Without these skills, who needs human goalies anyway? May as well just put a hunk of plywood in the goal and make the game more like basketball. (Not a serious suggestion.)


The problem is that even a very fat guy laying down on his side in front of the net would leave a few holes where his legs are, and hockey forwards are very good at putting the puck into small holes (http://www.youtube.com/watch?v=UG7fWRI1akE&feature=player_embedded), particularly in the corners of the net.


Because when they fall they have to get up. Fast.

I think the same phenom happened when the NHL players started wearing helmets. There were more injuries: cuts, head injuries, etc. because players were less disciplined with their sticks.


No hockey player has been worried about getting a concussion from a hockey stick.

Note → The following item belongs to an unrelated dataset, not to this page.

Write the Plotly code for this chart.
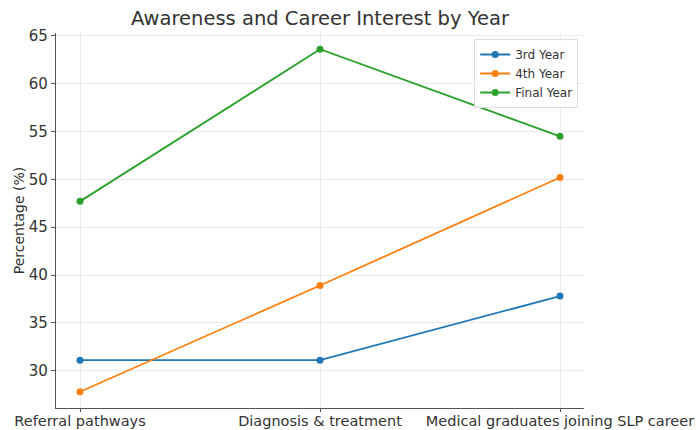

Maybe helmets have made the intensity of headshots increase, but not cuts.

Once visors become mandatory I could see stick use being less disciplined but former NHL-ref Kerry Fraser recently noted that thing only thing that has made stick use more responsible (over his 20+ years) has been penalties for high-sticking. (And that won't change once visors are mandatory.)


Any sumo wrestler would learn to skate given the potential paycheque of a quality NHL-calibre goalie. Ed Jovanoski (an all-star defenseman is his heyday) didn't learn to skate until he was 13, for instance.

The net is 6' wide. No one is big enough to cover all that up and at some point you're going to exchange coverage for motility, making it easy to score in whatever openings are left.


Sumo wrestlers are probably quick and mobile for their size and big/tall - all good things for a hockey goalie.

That said, a sumo wrestler is good at knocking people over and maybe falling gracefully. However, there's no need for a sumo wrestler to get up quickly after being knocked down. That would be a problem in hockey.

Probably the most important thing, after skating, is vision and anticipation. What's going to happen and when. Sumo wrestling is of no help.